**Given instruction:** The listing below must be repeated word for word, with its images excluded.

**Given data:**

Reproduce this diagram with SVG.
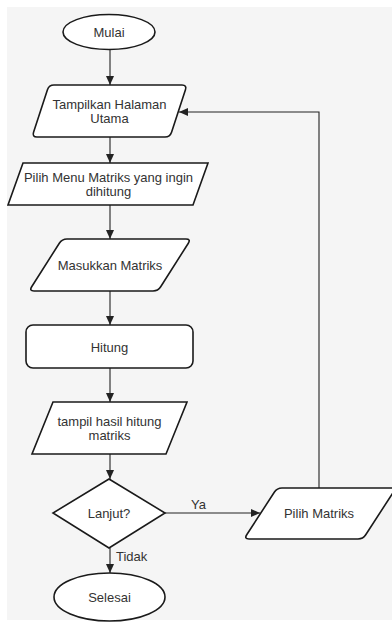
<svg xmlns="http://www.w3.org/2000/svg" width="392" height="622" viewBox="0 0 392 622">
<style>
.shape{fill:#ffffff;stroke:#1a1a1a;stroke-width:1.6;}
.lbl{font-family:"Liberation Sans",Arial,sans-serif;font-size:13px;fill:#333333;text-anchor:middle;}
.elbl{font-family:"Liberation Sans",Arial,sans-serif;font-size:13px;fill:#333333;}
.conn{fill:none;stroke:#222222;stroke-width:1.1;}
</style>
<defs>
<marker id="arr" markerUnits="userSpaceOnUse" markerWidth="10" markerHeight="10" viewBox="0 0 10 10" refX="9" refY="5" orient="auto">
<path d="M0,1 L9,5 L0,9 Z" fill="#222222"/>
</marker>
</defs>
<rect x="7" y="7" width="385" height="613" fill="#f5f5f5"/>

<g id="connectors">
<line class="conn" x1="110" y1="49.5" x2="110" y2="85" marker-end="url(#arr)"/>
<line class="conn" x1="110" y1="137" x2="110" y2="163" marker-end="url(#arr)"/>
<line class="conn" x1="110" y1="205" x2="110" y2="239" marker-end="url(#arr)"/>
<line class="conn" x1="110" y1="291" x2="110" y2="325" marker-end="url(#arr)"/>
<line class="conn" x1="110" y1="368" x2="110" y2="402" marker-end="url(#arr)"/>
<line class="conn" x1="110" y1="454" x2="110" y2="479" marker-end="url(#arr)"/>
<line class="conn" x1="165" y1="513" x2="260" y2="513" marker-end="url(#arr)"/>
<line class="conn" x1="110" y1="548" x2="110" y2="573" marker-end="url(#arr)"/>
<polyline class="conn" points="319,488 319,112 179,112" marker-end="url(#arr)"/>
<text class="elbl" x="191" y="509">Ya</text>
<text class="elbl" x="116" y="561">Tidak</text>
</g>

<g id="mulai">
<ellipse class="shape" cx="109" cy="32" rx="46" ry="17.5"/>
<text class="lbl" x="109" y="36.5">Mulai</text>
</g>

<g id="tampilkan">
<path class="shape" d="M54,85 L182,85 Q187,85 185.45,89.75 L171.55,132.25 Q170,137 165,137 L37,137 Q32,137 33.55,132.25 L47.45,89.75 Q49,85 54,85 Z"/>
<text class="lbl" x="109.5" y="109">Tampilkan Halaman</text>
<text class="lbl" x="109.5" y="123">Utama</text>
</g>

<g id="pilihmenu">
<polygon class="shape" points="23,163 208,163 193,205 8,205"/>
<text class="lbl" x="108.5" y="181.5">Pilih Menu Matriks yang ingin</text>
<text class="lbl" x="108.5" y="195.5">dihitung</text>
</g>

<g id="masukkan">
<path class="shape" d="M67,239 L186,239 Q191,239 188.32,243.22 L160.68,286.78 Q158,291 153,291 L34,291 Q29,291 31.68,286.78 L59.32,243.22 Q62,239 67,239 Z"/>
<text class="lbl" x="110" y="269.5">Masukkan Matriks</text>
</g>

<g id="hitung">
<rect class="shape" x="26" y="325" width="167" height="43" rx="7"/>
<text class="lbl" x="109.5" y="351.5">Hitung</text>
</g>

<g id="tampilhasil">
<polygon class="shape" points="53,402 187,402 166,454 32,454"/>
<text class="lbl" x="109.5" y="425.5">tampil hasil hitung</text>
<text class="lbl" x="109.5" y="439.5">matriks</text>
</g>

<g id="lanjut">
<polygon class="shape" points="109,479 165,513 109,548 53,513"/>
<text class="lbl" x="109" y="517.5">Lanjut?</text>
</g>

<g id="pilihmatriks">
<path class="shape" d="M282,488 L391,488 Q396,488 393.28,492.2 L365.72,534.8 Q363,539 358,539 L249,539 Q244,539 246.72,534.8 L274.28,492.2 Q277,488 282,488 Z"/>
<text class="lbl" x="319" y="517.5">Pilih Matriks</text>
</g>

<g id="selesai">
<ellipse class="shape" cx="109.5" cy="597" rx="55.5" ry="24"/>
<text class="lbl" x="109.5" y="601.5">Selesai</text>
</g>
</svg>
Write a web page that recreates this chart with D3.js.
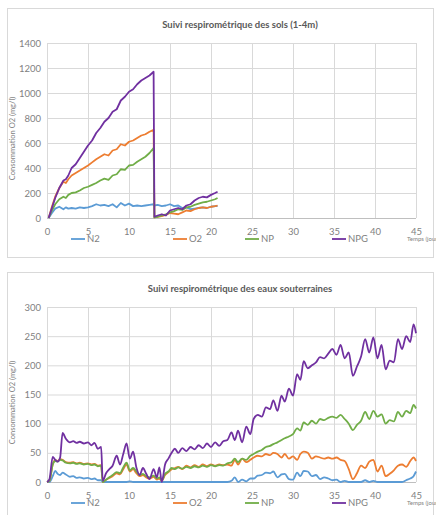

**Written solution:**
Reproduce this diagram with SVG.
<svg xmlns="http://www.w3.org/2000/svg" width="392" height="622" viewBox="0 0 392 622">
<style>
.shape{fill:#ffffff;stroke:#1a1a1a;stroke-width:1.6;}
.lbl{font-family:"Liberation Sans",Arial,sans-serif;font-size:13px;fill:#333333;text-anchor:middle;}
.elbl{font-family:"Liberation Sans",Arial,sans-serif;font-size:13px;fill:#333333;}
.conn{fill:none;stroke:#222222;stroke-width:1.1;}
</style>
<defs>
<marker id="arr" markerUnits="userSpaceOnUse" markerWidth="10" markerHeight="10" viewBox="0 0 10 10" refX="9" refY="5" orient="auto">
<path d="M0,1 L9,5 L0,9 Z" fill="#222222"/>
</marker>
</defs>
<rect x="7" y="7" width="385" height="613" fill="#f5f5f5"/>

<g id="connectors">
<line class="conn" x1="110" y1="49.5" x2="110" y2="85" marker-end="url(#arr)"/>
<line class="conn" x1="110" y1="137" x2="110" y2="163" marker-end="url(#arr)"/>
<line class="conn" x1="110" y1="205" x2="110" y2="239" marker-end="url(#arr)"/>
<line class="conn" x1="110" y1="291" x2="110" y2="325" marker-end="url(#arr)"/>
<line class="conn" x1="110" y1="368" x2="110" y2="402" marker-end="url(#arr)"/>
<line class="conn" x1="110" y1="454" x2="110" y2="479" marker-end="url(#arr)"/>
<line class="conn" x1="165" y1="513" x2="260" y2="513" marker-end="url(#arr)"/>
<line class="conn" x1="110" y1="548" x2="110" y2="573" marker-end="url(#arr)"/>
<polyline class="conn" points="319,488 319,112 179,112" marker-end="url(#arr)"/>
<text class="elbl" x="191" y="509">Ya</text>
<text class="elbl" x="116" y="561">Tidak</text>
</g>

<g id="mulai">
<ellipse class="shape" cx="109" cy="32" rx="46" ry="17.5"/>
<text class="lbl" x="109" y="36.5">Mulai</text>
</g>

<g id="tampilkan">
<path class="shape" d="M54,85 L182,85 Q187,85 185.45,89.75 L171.55,132.25 Q170,137 165,137 L37,137 Q32,137 33.55,132.25 L47.45,89.75 Q49,85 54,85 Z"/>
<text class="lbl" x="109.5" y="109">Tampilkan Halaman</text>
<text class="lbl" x="109.5" y="123">Utama</text>
</g>

<g id="pilihmenu">
<polygon class="shape" points="23,163 208,163 193,205 8,205"/>
<text class="lbl" x="108.5" y="181.5">Pilih Menu Matriks yang ingin</text>
<text class="lbl" x="108.5" y="195.5">dihitung</text>
</g>

<g id="masukkan">
<path class="shape" d="M67,239 L186,239 Q191,239 188.32,243.22 L160.68,286.78 Q158,291 153,291 L34,291 Q29,291 31.68,286.78 L59.32,243.22 Q62,239 67,239 Z"/>
<text class="lbl" x="110" y="269.5">Masukkan Matriks</text>
</g>

<g id="hitung">
<rect class="shape" x="26" y="325" width="167" height="43" rx="7"/>
<text class="lbl" x="109.5" y="351.5">Hitung</text>
</g>

<g id="tampilhasil">
<polygon class="shape" points="53,402 187,402 166,454 32,454"/>
<text class="lbl" x="109.5" y="425.5">tampil hasil hitung</text>
<text class="lbl" x="109.5" y="439.5">matriks</text>
</g>

<g id="lanjut">
<polygon class="shape" points="109,479 165,513 109,548 53,513"/>
<text class="lbl" x="109" y="517.5">Lanjut?</text>
</g>

<g id="pilihmatriks">
<path class="shape" d="M282,488 L391,488 Q396,488 393.28,492.2 L365.72,534.8 Q363,539 358,539 L249,539 Q244,539 246.72,534.8 L274.28,492.2 Q277,488 282,488 Z"/>
<text class="lbl" x="319" y="517.5">Pilih Matriks</text>
</g>

<g id="selesai">
<ellipse class="shape" cx="109.5" cy="597" rx="55.5" ry="24"/>
<text class="lbl" x="109.5" y="601.5">Selesai</text>
</g>
</svg>
Write a web page that recreates this chart with D3.js.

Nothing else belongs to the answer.